Conséquence de l’engouement pour le régime crétois, la consommation d’huile d’olive en France est stable depuis les années 2000, après avoir triplé en 15 ans : environ 2 litres par habitant et par an. Elle est la quatrième huile la plus consommée derrière l’huile de tournesol, l’huile de colza et l’huile de palme (cette dernière étant présente dans les aliments transformés), et la seconde en termes d’achat en grande distribution, derrière le tournesol. Les foyers français achètent en moyenne 10 litres d’huile par an, toutes huiles confondues.
La production nationale, très modeste (0,16 % de la production mondiale), est largement inférieure à nos besoins. Sur ces vingt dernières années, elle n’a représenté que 4 % de la consommation hexagonale, largement dominée par l’Espagne – leader en conventionnel –, l’Italie et la Tunisie – leader dans l’huile d’olive bio. L’huile française se positionne essentiellement dans le marché haut de gamme, avec 30 % des volumes sous AOP, et des produits vendus autour de 25 € le litre.
Au sein de la catégorie des huiles d’olive vierges extra, préférées des Français (80 % de la consommation), l’huile d’olive bio est en progression et représente aujourd’hui 20 % du marché, avec des prix variant de 7 € le litre pour certaines huiles tunisiennes à 25 €/l pour des huiles AOP françaises !
Du côté des marques présentes en France, les leaders de l’huile d’olive vierge extra (hors bio) sont Puget, Carapelli, Terra Delyssa et Tramier. Mais devant ces marques bien identifiées du public, ce sont les marques de distributeurs (MDD) qui dominent les ventes en grandes surfaces, avec 39 % des parts de marché.

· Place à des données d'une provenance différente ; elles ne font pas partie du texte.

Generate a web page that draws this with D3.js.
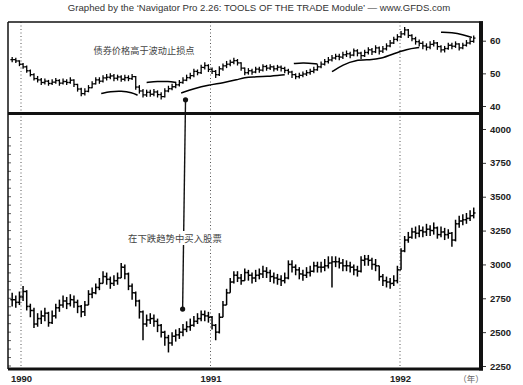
<!DOCTYPE html>
<html><head><meta charset="utf-8">
<script src="https://cdn.jsdelivr.net/npm/d3@7"></script>
<style>body{margin:0;background:#fff}svg{display:block}</style>
</head><body>
<script>
// ---- data (weekly bars, first week ending 1989-12-15) ----
const startDate = new Date(1989, 11, 15);
const bondClose = [54.2,53.8,52.8,52.0,50.8,49.6,48.4,48.0,47.2,47.6,46.9,47.3,47.8,47.0,47.5,47.2,47.9,46.6,45.2,43.8,44.5,45.6,46.8,48.0,47.6,48.6,48.8,49.2,48.5,48.9,48.2,48.7,48.4,49.0,45.8,44.6,43.4,44.2,43.6,44.3,43.5,42.9,44.6,45.3,45.9,46.5,47.2,47.9,48.7,49.3,50.6,50.2,51.8,52.4,51.2,50.6,49.6,51.4,52.3,52.8,53.4,53.9,53.2,51.6,50.2,50.8,50.4,51.3,51.0,52.1,51.6,52.0,51.4,51.9,51.5,50.9,50.4,49.6,49.0,49.4,49.8,50.2,50.6,51.1,52.0,52.8,53.6,54.1,54.7,55.2,55.0,55.7,56.0,55.6,56.9,56.2,55.4,56.4,57.2,56.6,57.8,56.8,57.5,58.4,59.3,60.4,61.2,62.1,63.3,61.6,60.6,59.7,59.2,58.4,58.0,58.9,59.3,58.2,57.2,57.6,58.6,58.3,59.0,57.8,58.6,59.3,59.8,60.8];
const bondHigh = [55.0,54.8,54.0,53.2,52.4,51.2,50.0,49.2,48.6,48.4,48.0,48.2,48.6,48.2,48.4,48.2,48.8,48.2,46.8,45.6,45.4,46.4,47.6,48.8,48.8,49.4,49.8,50.0,49.8,49.6,49.4,49.6,49.4,49.8,49.2,46.4,45.2,45.0,45.0,45.2,44.8,44.2,45.4,46.2,46.8,47.4,48.0,48.8,49.6,50.2,51.4,51.2,52.6,53.4,52.8,51.8,51.0,52.2,53.0,53.8,54.2,54.8,54.4,53.4,51.8,51.6,51.4,52.0,52.0,52.8,52.6,52.8,52.4,52.6,52.4,52.0,51.4,50.8,50.0,50.2,50.6,51.0,51.4,52.0,52.8,53.6,54.4,55.0,55.6,56.0,56.0,56.6,57.0,56.6,57.6,57.4,56.6,57.2,58.0,57.8,58.6,58.2,58.4,59.2,60.2,61.2,62.0,63.0,64.2,63.6,62.0,61.2,60.4,59.8,59.2,59.8,60.2,59.6,58.6,58.4,59.4,59.4,59.8,59.2,59.4,60.2,60.8,61.6];
const bondLow = [53.4,53.2,52.2,51.4,50.2,49.0,47.8,47.2,46.4,46.6,46.2,46.4,46.8,46.2,46.6,46.4,46.8,45.8,44.4,43.0,43.2,44.2,45.4,46.6,46.8,47.2,47.8,48.2,47.6,47.8,47.4,47.6,47.6,48.0,45.0,43.8,42.6,42.8,42.8,43.0,42.6,42.0,42.6,44.2,44.8,45.4,46.0,46.8,47.6,48.2,48.8,49.4,49.8,51.2,50.4,49.8,48.6,49.2,50.8,51.6,52.2,52.8,52.4,50.8,49.4,49.6,49.6,50.0,50.2,50.6,50.8,51.0,50.6,50.8,50.6,50.0,49.6,48.6,48.2,48.4,48.8,49.2,49.6,50.0,50.8,51.6,52.4,53.0,53.6,54.2,54.0,54.4,55.0,54.6,55.2,55.2,54.4,55.0,55.8,55.6,56.2,55.8,56.2,57.0,58.0,59.0,59.8,60.8,61.6,60.8,59.8,58.8,58.2,57.4,57.0,57.4,58.2,57.2,56.4,56.4,57.2,57.4,57.8,57.0,57.4,58.2,58.8,59.4];
const stockClose = [2740,2720,2760,2800,2690,2660,2560,2600,2620,2640,2570,2620,2680,2700,2730,2710,2740,2720,2690,2650,2700,2780,2790,2830,2860,2910,2890,2860,2880,2900,2980,2930,2840,2790,2730,2650,2560,2590,2600,2580,2550,2500,2460,2420,2470,2480,2500,2520,2540,2550,2580,2600,2630,2620,2610,2550,2500,2610,2700,2790,2870,2920,2900,2880,2940,2920,2900,2920,2930,2950,2940,2910,2900,2890,2880,2900,3000,2980,2960,2930,2920,2940,2950,2990,2980,2980,2990,3010,3020,3020,3010,2990,2990,2980,2960,2950,3030,3040,3030,3000,2990,2910,2880,2870,2860,2880,2960,3100,3180,3200,3240,3230,3250,3240,3260,3250,3270,3220,3240,3220,3230,3180,3300,3320,3330,3340,3360,3380];
const stockHigh = [2790,2770,2800,2840,2810,2710,2680,2640,2660,2680,2650,2660,2710,2740,2770,2760,2780,2770,2740,2700,2730,2810,2830,2860,2900,2950,2940,2910,2920,2940,3010,3000,2940,2860,2800,2740,2660,2630,2640,2630,2600,2560,2510,2480,2500,2520,2530,2560,2580,2600,2620,2640,2660,2660,2650,2620,2560,2640,2730,2820,2900,2950,2950,2930,2970,2960,2940,2960,2970,2990,2980,2960,2940,2930,2920,2940,3030,3030,3000,2980,2960,2980,2990,3020,3020,3020,3040,3060,3060,3060,3050,3040,3030,3020,3000,2990,3060,3070,3070,3050,3040,2990,2930,2910,2900,2920,2990,3120,3210,3240,3270,3280,3290,3280,3300,3290,3310,3280,3280,3270,3260,3240,3330,3360,3370,3380,3400,3420];
const stockLow = [2690,2680,2700,2730,2660,2610,2530,2540,2560,2580,2540,2560,2600,2650,2680,2670,2690,2680,2640,2610,2620,2700,2750,2780,2810,2860,2850,2820,2840,2850,2900,2890,2810,2740,2690,2600,2440,2540,2560,2540,2500,2460,2400,2350,2400,2430,2450,2470,2500,2510,2540,2560,2580,2580,2570,2520,2440,2490,2610,2700,2790,2860,2870,2850,2880,2880,2860,2870,2890,2900,2900,2870,2860,2850,2840,2860,2890,2940,2920,2890,2880,2900,2910,2940,2940,2940,2950,2970,2830,2980,2970,2950,2950,2940,2920,2910,2940,2990,2990,2960,2950,2880,2840,2830,2820,2840,2860,2960,3090,3160,3190,3190,3200,3200,3210,3210,3220,3190,3200,3180,3190,3130,3170,3270,3290,3300,3320,3340];
// volatility stop segments: [week index, bond price]
const stopSegments = [
  [[24.5,43.8],[27,44.4],[30,44.6],[33,44.1],[34.5,43.3]],
  [[37,47.2],[40,47.5],[43,47.6],[45,47.2]],
  [[46.5,44.0],[50,45.3],[54,46.4],[58,47.1],[62,48.1],[64,48.7],[66,48.9],[70,49.0],[75,49.6]],
  [[77.5,53.0],[80,53.3],[84,52.9]],
  [[88,50.5],[91,52.6],[94.5,54.1],[98.5,54.1],[101.5,54.5],[105,56.0],[108.5,57.4],[112,57.9]],
  [[118,62.6],[121,62.5],[124,61.9],[126.5,61.0]]
];
const bondTicks = [40, 50, 60];
const stockTicks = [2250, 2500, 2750, 3000, 3250, 3500, 3750, 4000];
const yearTicks = [1990, 1991, 1992];
const titleText = "Graphed by the \u2018Navigator Pro 2.26: TOOLS OF THE TRADE Module\u2019 \u2014 www.GFDS.com";
const noteBond = "债券价格高于波动止损点";
const noteStock = "在下跌趋势中买入股票";
const arrowTop = {week: 47.7, bond: 41.9};
const arrowBottom = {week: 46.9, stock: 2670};

// ---- layout ----
const W = 523, H = 385;
const L = 8, R = 481, T = 22, SEP = 113.5, B = 369;
const weekDate = i => new Date(startDate.getTime() + i * 7 * 864e5);

const svg = d3.select("body").append("svg").attr("width", W).attr("height", H)
  .style("font-family", "'Liberation Sans', Arial, sans-serif");

const x = d3.scaleTime().domain([new Date(1990,0,1), new Date(1992,0,1)]).range([21, 400]);
const yB = d3.scaleLinear().domain([40, 60]).range([106, 40.7]);
const yS = d3.scaleLinear().domain([2250, 4000]).range([366, 129]);

// title
svg.append("text").attr("x", 259).attr("y", 11).attr("text-anchor", "middle")
  .attr("font-size", 9.6).attr("fill", "#333").text(titleText);

// dotted year lines
svg.append("g").selectAll("line").data(yearTicks).join("line")
  .attr("x1", d => x(new Date(d,0,1))).attr("x2", d => x(new Date(d,0,1)))
  .attr("y1", T).attr("y2", B)
  .attr("stroke", "#555").attr("stroke-width", 1).attr("stroke-dasharray", "1,2.5");

// bars
function drawBars(close, high, low, y, sw) {
  const g = svg.append("g").attr("stroke", "#000").attr("stroke-width", sw);
  close.forEach((c, i) => {
    const cx = x(weekDate(i));
    const o = i > 0 ? close[i - 1] : c;
    g.append("line").attr("x1", cx).attr("x2", cx).attr("y1", y(high[i])).attr("y2", y(low[i]));
    g.append("line").attr("x1", cx - 1.8).attr("x2", cx).attr("y1", y(o)).attr("y2", y(o));
    g.append("line").attr("x1", cx).attr("x2", cx + 1.8).attr("y1", y(c)).attr("y2", y(c));
  });
}
drawBars(bondClose, bondHigh, bondLow, yB, 1.3);
drawBars(stockClose, stockHigh, stockLow, yS, 1.5);

// stop lines
const stopLine = d3.line().x(d => x(weekDate(d[0]))).y(d => yB(d[1])).curve(d3.curveBasis);
svg.append("g").selectAll("path").data(stopSegments).join("path")
  .attr("d", stopLine).attr("fill", "none").attr("stroke", "#000").attr("stroke-width", 1.5);

// annotations
const ax1 = x(weekDate(arrowTop.week)), ay1 = yB(arrowTop.bond);
const ax2 = x(weekDate(arrowBottom.week)), ay2 = yS(arrowBottom.stock);
svg.append("line").attr("x1", ax1).attr("y1", ay1).attr("x2", ax2).attr("y2", ay2)
  .attr("stroke", "#111").attr("stroke-width", 1.4);
svg.append("circle").attr("cx", ax1).attr("cy", ay1).attr("r", 2.6).attr("fill", "#111");
svg.append("circle").attr("cx", ax2).attr("cy", ay2).attr("r", 2.6).attr("fill", "#111");

const cjk = "'Noto Sans CJK SC', sans-serif";
svg.append("text").attr("x", 144).attr("y", 54).attr("text-anchor", "middle")
  .attr("font-family", cjk).attr("font-size", 9.2).attr("fill", "#444").text(noteBond);
svg.append("rect").attr("x", 126).attr("y", 231).attr("width", 98).attr("height", 14).attr("fill", "#fff");
svg.append("text").attr("x", 175).attr("y", 241.5).attr("text-anchor", "middle")
  .attr("font-family", cjk).attr("font-size", 9.4).attr("fill", "#444").text(noteStock);

// minor ticks on left edge of stock panel
svg.append("g").selectAll("line").data(d3.range(2250, 4000, 62.5)).join("line")
  .attr("x1", L).attr("x2", L + 3).attr("y1", d => yS(d)).attr("y2", d => yS(d))
  .attr("stroke", "#333").attr("stroke-width", 0.8);

// frame
svg.append("line").attr("x1", L).attr("x2", R + 2).attr("y1", T).attr("y2", T).attr("stroke", "#111").attr("stroke-width", 1.5);
svg.append("line").attr("x1", L).attr("x2", L).attr("y1", T).attr("y2", B).attr("stroke", "#111").attr("stroke-width", 1.5);
svg.append("line").attr("x1", L).attr("x2", R + 2).attr("y1", SEP).attr("y2", SEP).attr("stroke", "#111").attr("stroke-width", 3);
svg.append("line").attr("x1", L).attr("x2", R + 2).attr("y1", B).attr("y2", B).attr("stroke", "#111").attr("stroke-width", 3);
svg.append("line").attr("x1", R).attr("x2", R).attr("y1", T - 0.75).attr("y2", B + 1.5).attr("stroke", "#111").attr("stroke-width", 4);

// right axes
const axB = d3.axisRight(yB).tickValues(bondTicks).tickSize(3).tickPadding(4).tickFormat(d3.format("d"));
const axS = d3.axisRight(yS).tickValues(stockTicks).tickSize(3).tickPadding(4).tickFormat(d3.format("d"));
[[axB], [axS]].forEach(([a]) => {
  const g = svg.append("g").attr("transform", `translate(${R + 2},0)`).call(a);
  g.select(".domain").remove();
  g.selectAll("text").attr("font-size", 9.5).attr("font-weight", "bold").attr("fill", "#222")
    .style("font-family", "'Liberation Sans', Arial, sans-serif");
  g.selectAll("line").attr("stroke", "#333");
});

// bottom axis
const axX = d3.axisBottom(x).tickValues(yearTicks.map(d => new Date(d,0,1))).tickSize(0).tickPadding(6).tickFormat(d3.timeFormat("%Y"));
const gx = svg.append("g").attr("transform", `translate(0,${B})`).call(axX);
gx.select(".domain").remove();
gx.selectAll("text").attr("font-size", 9.5).attr("font-weight", "bold").attr("fill", "#222")
  .style("font-family", "'Liberation Sans', Arial, sans-serif");
svg.append("text").attr("x", 471).attr("y", 382).attr("text-anchor", "middle")
  .attr("font-family", cjk).attr("font-size", 8.5).attr("fill", "#666").text("（年）");
</script>
</body></html>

En bio, Carapelli, premier gros huilier à avoir proposé une gamme bio dans l’Hexagone, est toujours leader en parts de marché devant Puget, Soléou puis Tramier. Attention, malgré le nom à consonance française de certains de ces huiliers, leurs produits de milieu de gamme (à environ 20 €/l) ne contiennent pas d’huile française, sauf exception.